Organ Supply Industries, Incorporated is a pipe organ parts manufacturer founded in 1924 as the Organ Supply Corporation in Erie, Pennsylvania. With over 46000 sqft of manufacturing floor, it is the largest organ parts supplier in North America.

== History ==

Burdett Organ Co of Erie attends first U.S. World's Fair in Philadelphia for centennial in 1876

Organ Supply Industries has its origins in two organ builders whom Erie investors encouraged to move their operations to Erie in the late 19th century. They include the Burdett Reed Organ Company, of Chicago, a reed organ manufacturer whose operation was destroyed in the Great Chicago Fire of 1871; and the A. B. Felgemaker Organ Company, originally of Buffalo, New York. The Tellers-Kent Organ Company, sprang from two Felgemaker employees in 1906.

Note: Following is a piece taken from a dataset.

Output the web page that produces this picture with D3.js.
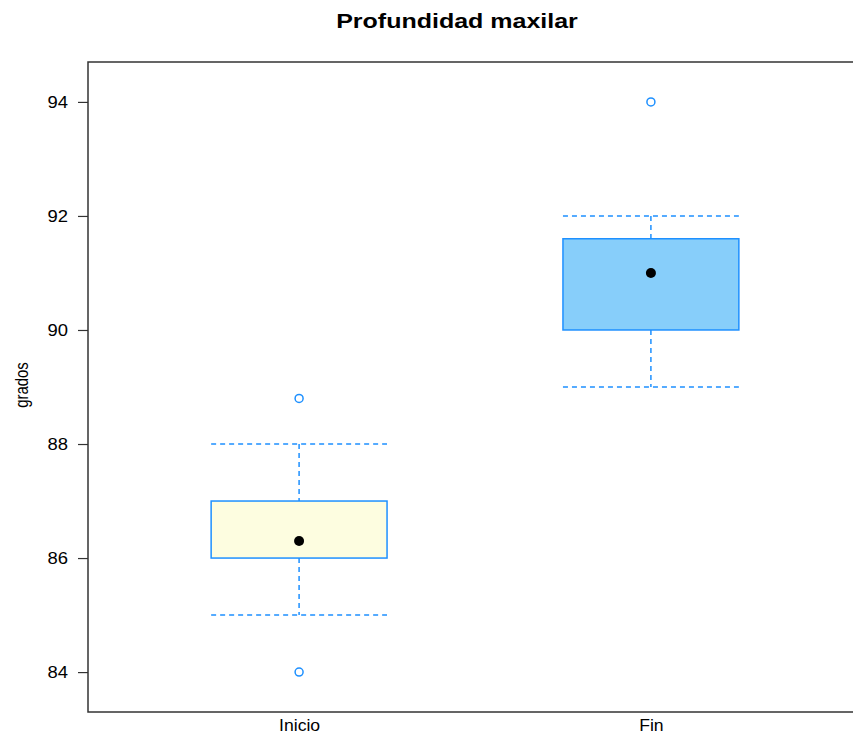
<!DOCTYPE html>
<html>
<head>
<meta charset="utf-8">
<script src="https://cdn.jsdelivr.net/npm/d3@7"></script>
<style>
  html, body { margin: 0; padding: 0; background: #fff; }
  svg { display: block; font-family: "Liberation Sans", Arial, Helvetica, sans-serif; }
</style>
</head>
<body>
<svg id="chart" width="853" height="735"></svg>
<script>
// Box-and-whisker summary per measurement stage
const categories = ["Inicio", "Fin"];
const lowerWhisker = [85, 89];
const quartile1 = [86, 90];
const medians = [86.3, 91];
const quartile3 = [87, 91.6];
const upperWhisker = [88, 92];
const outliers = [[84, 88.8], [94]];
const boxFills = ["#FDFDE0", "#87CEFA"];
const yTicks = [84, 86, 88, 90, 92, 94];

const svg = d3.select("#chart");
const panel = { left: 88, top: 62, bottom: 712 };
const stroke = "#1E90FF";

// widen glyphs along the text direction by a factor while keeping their height
function widen(sel, factor) {
  sel.each(function () {
    const w = this.getComputedTextLength();
    d3.select(this).attr("textLength", w * factor).attr("lengthAdjust", "spacingAndGlyphs");
  });
}

// categorical axis runs 0.4 .. 2.6 so each group sits at 1, 2
const x = d3.scaleLinear().domain([0.4, 2.6]).range([panel.left, panel.left + 774]);
const y = d3.scaleLinear().domain([83.3, 94.7]).range([panel.bottom, panel.top]);
const halfBox = x(1.25) - x(1);

const stats = categories.map((c, i) => ({
  name: c, pos: i + 1,
  lo: lowerWhisker[i], q1: quartile1[i], med: medians[i], q3: quartile3[i], hi: upperWhisker[i],
  out: outliers[i], fill: boxFills[i]
}));

// Title
svg.append("text")
  .attr("x", 457).attr("y", 28)
  .attr("text-anchor", "middle")
  .attr("font-size", 21).attr("font-weight", "bold")
  .text("Profundidad maxilar")
  .call(widen, 1.19);

// Y axis label
svg.append("text")
  .attr("transform", `translate(28,${(panel.top + panel.bottom) / 2 - 2}) rotate(-90)`)
  .attr("text-anchor", "middle")
  .attr("font-size", 18)
  .text("grados")
  .call(widen, 0.83);

// Left axis
const yAxis = d3.axisLeft(y).tickValues(yTicks).tickSize(10).tickPadding(10).tickFormat(d3.format("d"));
const gy = svg.append("g").attr("transform", `translate(${panel.left},0)`).call(yAxis);
gy.select(".domain").remove();
gy.selectAll("line").attr("stroke", "#333").attr("stroke-width", 1.2);
gy.selectAll("text").attr("font-size", 16).attr("fill", "#000")
  .attr("font-family", "Liberation Sans, Arial, sans-serif")
  .call(widen, 1.15);

// Bottom category labels
const xAxis = d3.axisBottom(x).tickValues(stats.map(d => d.pos)).tickSize(0).tickPadding(8)
  .tickFormat((d, i) => categories[i]);
const gx = svg.append("g").attr("transform", `translate(0,${panel.bottom})`).call(xAxis);
gx.select(".domain").remove();
gx.selectAll("text").attr("font-size", 16).attr("fill", "#000")
  .attr("font-family", "Liberation Sans, Arial, sans-serif")
  .call(widen, 1.1);

// Panel frame
svg.append("rect")
  .attr("x", panel.left).attr("y", panel.top)
  .attr("width", x(2.6) - panel.left).attr("height", panel.bottom - panel.top)
  .attr("fill", "none").attr("stroke", "#333").attr("stroke-width", 1.5);

const g = svg.append("g");
const groups = g.selectAll("g.box").data(stats).join("g").attr("class", "box");

// Whisker stems
groups.append("line")
  .attr("x1", d => x(d.pos)).attr("x2", d => x(d.pos))
  .attr("y1", d => y(d.hi)).attr("y2", d => y(d.q3))
  .attr("stroke", stroke).attr("stroke-width", 1.5).attr("stroke-dasharray", "5,4");
groups.append("line")
  .attr("x1", d => x(d.pos)).attr("x2", d => x(d.pos))
  .attr("y1", d => y(d.q1)).attr("y2", d => y(d.lo))
  .attr("stroke", stroke).attr("stroke-width", 1.5).attr("stroke-dasharray", "5,4");

// Whisker caps
["hi", "lo"].forEach(k => {
  groups.append("line")
    .attr("x1", d => x(d.pos) - halfBox).attr("x2", d => x(d.pos) + halfBox)
    .attr("y1", d => y(d[k])).attr("y2", d => y(d[k]))
    .attr("stroke", stroke).attr("stroke-width", 1.5).attr("stroke-dasharray", "5,4");
});

// Boxes
groups.append("rect")
  .attr("x", d => x(d.pos) - halfBox).attr("width", 2 * halfBox)
  .attr("y", d => y(d.q3)).attr("height", d => y(d.q1) - y(d.q3))
  .attr("fill", d => d.fill).attr("stroke", stroke).attr("stroke-width", 1.5);

// Medians
groups.append("circle")
  .attr("cx", d => x(d.pos)).attr("cy", d => y(d.med)).attr("r", 5)
  .attr("fill", "#000");

// Outliers
groups.selectAll("circle.out").data(d => d.out.map(v => ({ pos: d.pos, v }))).join("circle")
  .attr("class", "out")
  .attr("cx", d => x(d.pos)).attr("cy", d => y(d.v)).attr("r", 4)
  .attr("fill", "none").attr("stroke", stroke).attr("stroke-width", 1.5);
</script>
</body>
</html>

A. B. Felgemaker sent Anton Gottfried and his colleague Henry Kugel from Philadelphia, Pennsylvania to Erie, where they set up shop in the Felgemaker plant. The A. Gottfried Organ Company relocated to its own Erie facilities in 1905. Gottfried and Kugel had previously worked for the Haskell Company, a prominent organ manufacturer in Philadelphia. Fred Durst, of Hinners Organ Company of Pekin, Illinois, joined as superintendent of A. Gottfried Organ Company in 1917. Harry Auch and John Hallas, of the Haskell Company, came to Erie in 1920 to join Gottfried, Kugel, and Kugel's son Harry Kugel in the formation of a metal organ pipe manufacturer called National Organ Supply. Durst and Henry Kugel's sons Harry and Ruben Kugel formed Organ Supply Corporation in 1924. The pipe manufacturing company was purchased by Organ Supply Corporation in 1958. Fred Gluck purchased the Organ Supply Corporation in the early 1970s and merged it with Durst and Company (Note: Durst & Co. was formed in 1926 and acquired the Erie Reed Pipe Company in 1933.) to form Durst Organ Supply Company, Incorporated. The name was changed to Organ Supply Industries, Incorporated in 1978.